Tuesday, December 11, 2012
Even if your course has gone only so-so, it’s not too late to send your students out with a positive impression. Psychological findings point the way. The key is to give your students some “peak experiences” and end with a peak experience. A recent article in the Chronicle of Higher Education explains. Here are some excerpts:
A key insight from hedonic psychology and happiness metrics is that the experience of pleasure or pain (how it is sensed in the moment) is largely erased by the memory of that pleasure or pain (how it is viewed in retrospect). The duration of pleasure or pain would seem be key to the experience but actually has little impact on the memory. (For an introduction to hedonic psychology and happiness metrics, see the Nobel Prize-winner Daniel Kahneman's 2011 book Thinking, Fast and Slow, which offers a retrospective on his career, including some of his pioneering work in this area.)
In other words, we don't remember pleasure or pain by how long it lasts. What we remember, research shows, is a combination of the feeling of great intensity (the moment of "peak" pleasure or pain) and the impression left by the final moments of the experience (the "end," and particularly, whether it is better or worse than preceding moments). Hence, the "peak-end" rule.

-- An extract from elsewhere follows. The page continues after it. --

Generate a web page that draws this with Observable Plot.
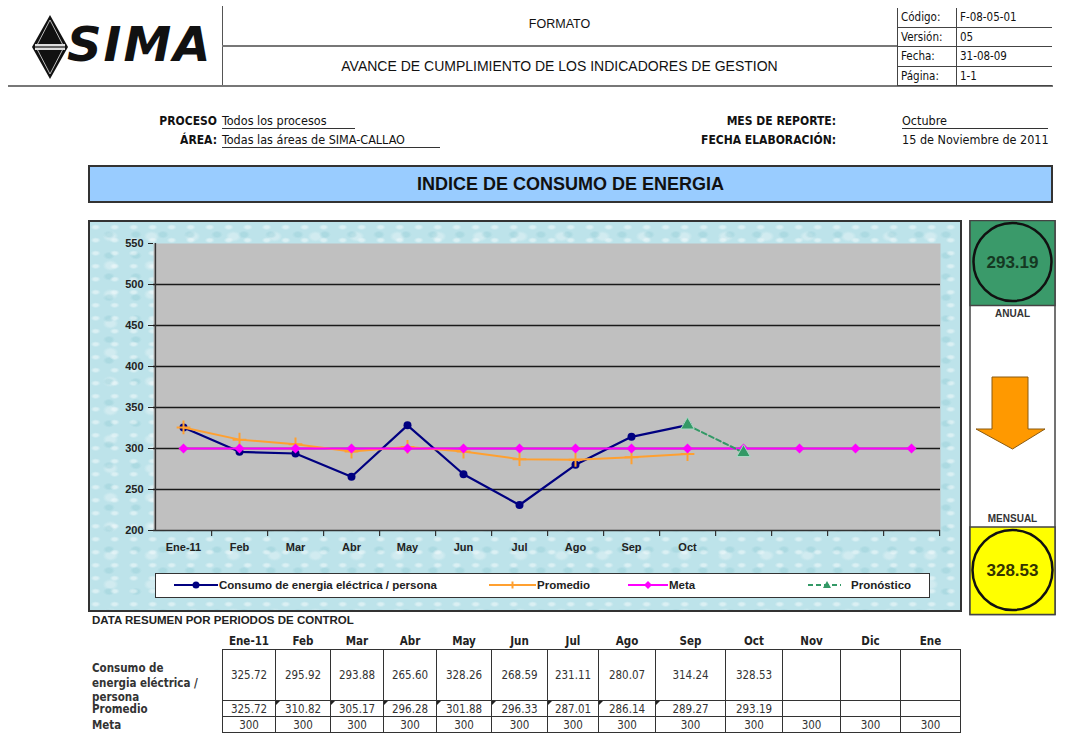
<!DOCTYPE html>
<html><head><meta charset="utf-8">
<script src="https://cdn.jsdelivr.net/npm/d3@7"></script>
<script src="https://cdn.jsdelivr.net/npm/@observablehq/plot@0.6"></script>
<style>
html,body{margin:0;padding:0;background:#fff;}
#page{position:relative;width:1071px;height:745px;overflow:hidden;font-family:"Liberation Sans",Arial,sans-serif;color:#111;}
.abs{position:absolute;}
.narrow{font-family:"Liberation Sans Narrow","Arial Narrow","DejaVu Sans Condensed",sans-serif;}
.lbl{font-weight:bold;font-size:12px;white-space:nowrap;}
.val{font-size:12.5px;white-space:nowrap;}
.uline{position:absolute;height:1px;background:#333;}
#codes{border-collapse:collapse;font-size:11.5px;}
#codes td{height:18.5px;padding:0 0 0 3px;border-bottom:1px solid #444;border-left:1px solid #444;line-height:16px;}
#tabla{border-collapse:collapse;table-layout:fixed;font-size:11.5px;}
#tabla td{text-align:center;padding:0;border:1px solid #333;color:#333;}
#tabla th{font-weight:bold;font-size:11.5px;height:17px;padding:0;border:none;color:#222;}
#tabla td.flag{position:relative;}
#tabla td.flag::before{content:"";position:absolute;left:0;top:0;border-top:4px solid #222;border-right:4px solid transparent;}
#frame{background-color:#bde3ea;
  background-image:
    radial-gradient(ellipse at 30% 40%, rgba(255,255,255,.45) 0 2px, transparent 5px),
    radial-gradient(ellipse at 70% 60%, rgba(140,200,210,.35) 0 3px, transparent 6px),
    radial-gradient(ellipse at 50% 50%, rgba(255,255,255,.3) 0 4px, transparent 8px);
  background-size:19px 13px, 27px 21px, 41px 29px;}
#legend{position:absolute;left:155px;top:573px;width:775px;height:25px;background:#fff;border:1.5px solid #333;box-sizing:border-box;font-weight:bold;font-size:11.5px;color:#222;}
#legend .it{position:absolute;top:0;height:22px;display:flex;align-items:center;white-space:nowrap;}
</style></head>
<body><div id="page">

<!-- logo -->
<svg class="abs" style="left:30px;top:14px" width="40" height="66">
  <polygon points="20,1 38,33 20,65 2,33" fill="#111"/>
  <polygon points="20,6 34,33 20,60 6,33" fill="none" stroke="#bbb" stroke-width="1"/>
  <rect x="5" y="30" width="30" height="6" fill="#ddd"/>
  <line x1="5" y1="33" x2="35" y2="33" stroke="#111" stroke-width="1.2"/>
</svg>
<div class="abs" style="left:67px;top:20px;font-family:'DejaVu Sans',sans-serif;font-weight:bold;font-style:italic;font-size:48px;line-height:48px;letter-spacing:2px;color:#111;">SIMA</div>

<div class="abs" style="left:222px;top:6px;width:1px;height:80px;background:#555"></div>
<div class="abs" style="left:222px;top:45px;width:675px;height:2px;background:#777"></div>
<div class="abs" style="left:8px;top:85px;width:1045px;height:2px;background:#777"></div>
<div class="abs" style="left:222px;top:17px;width:675px;text-align:center;font-size:12.5px;">FORMATO</div>
<div class="abs" style="left:222px;top:58px;width:675px;text-align:center;font-size:14px;">AVANCE DE CUMPLIMIENTO DE LOS INDICADORES DE GESTION</div>
<table id="codes" class="abs narrow" style="left:897px;top:8px;">
  <tr><td style="width:55px">Código:</td><td style="width:92px">F-08-05-01</td></tr>
  <tr><td>Versión:</td><td>05</td></tr>
  <tr><td>Fecha:</td><td>31-08-09</td></tr>
  <tr><td>Página:</td><td>1-1</td></tr>
</table>

<!-- info -->
<div class="abs lbl narrow" style="right:854px;top:114px;">PROCESO</div>
<div class="abs val narrow" style="left:222px;top:113px;">Todos los procesos</div>
<div class="uline" style="left:222px;top:128px;width:133px"></div>
<div class="abs lbl narrow" style="right:854px;top:133px;">ÁREA:</div>
<div class="abs val narrow" style="left:222px;top:132px;">Todas las áreas de SIMA-CALLAO</div>
<div class="uline" style="left:222px;top:147px;width:218px"></div>
<div class="abs lbl narrow" style="right:235px;top:114px;">MES DE REPORTE:</div>
<div class="abs lbl narrow" style="right:235px;top:133px;">FECHA ELABORACIÓN:</div>
<div class="abs val narrow" style="left:902px;top:113px;">Octubre</div>
<div class="uline" style="left:902px;top:128px;width:146px"></div>
<div class="abs val narrow" style="left:902px;top:132px;">15 de Noviembre de 2011</div>

<!-- title bar -->
<div class="abs" style="left:88px;top:165px;width:965px;height:38px;background:#99ccff;border:2px solid #333;box-sizing:border-box;display:flex;align-items:center;justify-content:center;font-weight:bold;font-size:18px;color:#111;">INDICE DE CONSUMO DE ENERGIA</div>

<!-- chart frame -->
<div id="frame" class="abs" style="left:88px;top:220px;width:874px;height:392px;border:2px solid #333;box-sizing:border-box;"></div>
<div id="chart" class="abs" style="left:88px;top:220px;"></div>
<div id="legend"></div>

<!-- right panel -->
<svg id="panel" class="abs" style="left:969px;top:220px" width="88" height="396"></svg>

<!-- table -->
<div class="abs" style="left:92px;top:614px;font-weight:bold;font-size:11.5px;color:#222;">DATA RESUMEN POR PERIODOS DE CONTROL</div>
<div class="abs lbl narrow" style="left:92px;top:661px;line-height:14.5px;font-size:11.5px;color:#333">Consumo de<br>energia eléctrica /<br>persona</div>
<div class="abs lbl narrow" style="left:92px;top:702px;font-size:11.5px;color:#333">Promedio</div>
<div class="abs lbl narrow" style="left:92px;top:718px;font-size:11.5px;color:#333">Meta</div>
<table id="tabla" class="abs narrow" style="left:222px;top:632px;"></table>

</div>
<script>
// ---- data ----
const meses = ["Ene-11","Feb","Mar","Abr","May","Jun","Jul","Ago","Sep","Oct","Nov","Dic","Ene"];
const etiquetasEje = ["Ene-11","Feb","Mar","Abr","May","Jun","Jul","Ago","Sep","Oct","","","",""];
const consumo = [325.72,295.92,293.88,265.60,328.26,268.59,231.11,280.07,314.24,328.53];
const promedio = [325.72,310.82,305.17,296.28,301.88,296.33,287.01,286.14,289.27,293.19];
const meta = [300,300,300,300,300,300,300,300,300,300,300,300,300,300];
const pronostico = [null,null,null,null,null,null,null,null,null,328.53,295,null,null,null];
const yTicks = [200,250,300,350,400,450,500,550];
const leyenda = ["Consumo de energia eléctrica / persona","Promedio","Meta","Pronóstico"];
const indicadorAnual = promedio[promedio.length-1];
const indicadorMensual = consumo[consumo.length-1];

// ---- chart ----
const W = 874, H = 392, ml = 65, mr = 22, mt = 23, mb = 82;
const step = (W - ml - mr) / etiquetasEje.length;
const pts = a => a.map((v,i)=>({i, v})).filter(d => d.v != null);
const C = pts(consumo), P = pts(promedio), M = pts(meta), F = pts(pronostico);
const colors = {consumo:"#000080", promedio:"#ffa030", meta:"#ff00ff", pron:"#339966"};

const chart = Plot.plot({
  width: W, height: H,
  marginLeft: ml, marginRight: mr, marginTop: mt, marginBottom: mb,
  style: {background:"transparent", fontFamily:"'Liberation Sans',Arial,sans-serif", fontWeight:"bold", fontSize:"11px", color:"#222", overflow:"visible"},
  x: {type:"point", domain: d3.range(etiquetasEje.length), padding:0.5, tickSize:0, tickPadding:13, tickFormat: i => etiquetasEje[i], label:null},
  y: {domain:[yTicks[0], yTicks[yTicks.length-1]], ticks: yTicks, tickSize:5, tickPadding:5, label:null},
  marks: [
    Plot.frame({fill:"#c0c0c0", stroke:null}),
    Plot.ruleY(yTicks.slice(1,-1), {stroke:"#1a1a1a", strokeWidth:1.3}),
    Plot.ruleY([yTicks[0]], {stroke:"#333", strokeWidth:1.5}),
    Plot.ruleX([0], {dx:-step/2, stroke:"#333", strokeWidth:1.5}),
    Plot.ruleX(d3.range(etiquetasEje.length), {x:d=>d, dx:step/2, y1:yTicks[0], y2:yTicks[0], insetBottom:-6, stroke:"#333", strokeWidth:1.2}),
    Plot.line(C, {x:"i", y:"v", stroke:colors.consumo, strokeWidth:2.2}),
    Plot.dot(C, {x:"i", y:"v", r:4, fill:colors.consumo}),
    Plot.line(P, {x:"i", y:"v", stroke:colors.promedio, strokeWidth:2}),
    Plot.dot(P, {x:"i", y:"v", symbol:"plus", r:4.5, stroke:colors.promedio, strokeWidth:2}),
    Plot.line(M, {x:"i", y:"v", stroke:colors.meta, strokeWidth:2}),
    Plot.dot(M, {x:"i", y:"v", symbol:"diamond2", r:4.5, fill:colors.meta}),
    Plot.line(F, {x:"i", y:"v", stroke:colors.pron, strokeWidth:2, strokeDasharray:"5,3"}),
    Plot.dot(F, {x:"i", y:"v", symbol:"triangle", r:5, fill:colors.pron, stroke:"#a8d8c4", strokeWidth:1})
  ]
});
document.getElementById("chart").appendChild(chart);

// ---- legend ----
const legendItems = [
  {left:18, w:44, txt:leyenda[0], sw:`<line x1="0" y1="6" x2="44" y2="6" stroke="${colors.consumo}" stroke-width="2"/><circle cx="22" cy="6" r="3.5" fill="${colors.consumo}"/>`},
  {left:333, w:47, txt:leyenda[1], sw:`<line x1="0" y1="6" x2="47" y2="6" stroke="${colors.promedio}" stroke-width="2"/><path d="M20,6h7M23.5,2.5v7" stroke="${colors.promedio}" stroke-width="2"/>`},
  {left:472, w:40, txt:leyenda[2], sw:`<line x1="0" y1="6" x2="40" y2="6" stroke="${colors.meta}" stroke-width="2"/><path d="M20,2l4,4l-4,4l-4,-4z" fill="${colors.meta}"/>`},
  {left:652, w:33, txt:leyenda[3], sw:`<line x1="0" y1="6" x2="33" y2="6" stroke="${colors.pron}" stroke-width="2" stroke-dasharray="5,3"/><path d="M19,2l4,7h-8z" fill="${colors.pron}"/>`}
];
const lg = document.getElementById("legend");
legendItems.forEach(it => {
  const d = document.createElement("div");
  d.className = "it"; d.style.left = it.left + "px";
  d.innerHTML = `<svg width="${it.w}" height="12" style="margin-right:${it.txt===leyenda[3]?10:1}px">${it.sw}</svg><span>${it.txt}</span>`;
  lg.appendChild(d);
});

// ---- right panel ----
const panel = document.getElementById("panel");
panel.innerHTML = `
  <rect x="1" y="0.5" width="85" height="394" fill="#fff" stroke="#444" stroke-width="1.5"/>
  <rect x="1" y="0.5" width="85" height="85" fill="#3a9a6a" stroke="#444" stroke-width="1.5"/>
  <circle cx="43.5" cy="42" r="39" fill="#3a9a6a" stroke="#111" stroke-width="2.5"/>
  <text x="43.5" y="42" dy="0.36em" text-anchor="middle" font-family="Liberation Sans, Arial" font-weight="bold" font-size="17" fill="#153822">${indicadorAnual.toFixed(2)}</text>
  <text x="43.5" y="93" dy="0.36em" text-anchor="middle" font-family="Liberation Sans, Arial" font-weight="bold" font-size="10" fill="#333">ANUAL</text>
  <polygon points="23,157 59,157 59,209 76,209 43.5,229 7,209 23,209" fill="#ff9900" stroke="#8a5a10" stroke-width="1"/>
  <text x="43.5" y="298" dy="0.36em" text-anchor="middle" font-family="Liberation Sans, Arial" font-weight="bold" font-size="10" fill="#333">MENSUAL</text>
  <rect x="1" y="307" width="85" height="87.5" fill="#ffff00" stroke="#444" stroke-width="1.5"/>
  <circle cx="43.5" cy="350" r="40" fill="#ffff00" stroke="#111" stroke-width="2.5"/>
  <text x="43.5" y="350" dy="0.36em" text-anchor="middle" font-family="Liberation Sans, Arial" font-weight="bold" font-size="17" fill="#333300">${indicadorMensual.toFixed(2)}</text>`;

// ---- table ----
const colW = [53,55,53,53,55,56,51,57,70,57,58,60,60];
const tabla = document.getElementById("tabla");
let html = "<colgroup>" + colW.map(w=>`<col style="width:${w}px">`).join("") + "</colgroup>";
html += "<tr>" + meses.map(m=>`<th>${m}</th>`).join("") + "</tr>";
html += `<tr style="height:51px">` + meses.map((m,i)=>`<td>${consumo[i]!=null?consumo[i].toFixed(2):""}</td>`).join("") + "</tr>";
html += `<tr style="height:16px">` + meses.map((m,i)=>`<td class="${i>0&&i<9?'flag':''}">${promedio[i]!=null?promedio[i].toFixed(2):""}</td>`).join("") + "</tr>";
html += `<tr style="height:16px">` + meses.map((m,i)=>`<td>${meta[i]}</td>`).join("") + "</tr>";
tabla.innerHTML = html;
tabla.style.width = colW.reduce((a,b)=>a+b,0) + "px";
</script>
</body></html>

For me, the biggest reassurance of this experience is that it's OK to have off days and low points in every course. You can't possibly be always at the top of your game, week after week, and still meet all the other demands placed on college faculty members outside of the classroom. And from the standpoint of having a lasting impact on students, maybe there's no reason to try to be.
Consistency is important, but it doesn't have to be the unobtainable goal of consistency at one's peak. Being reasonably good, or merely adequate throughout a course, while offering students some peak moments and a decent semester wrap-up, might actually make more of a lasting impression upon the students in the class.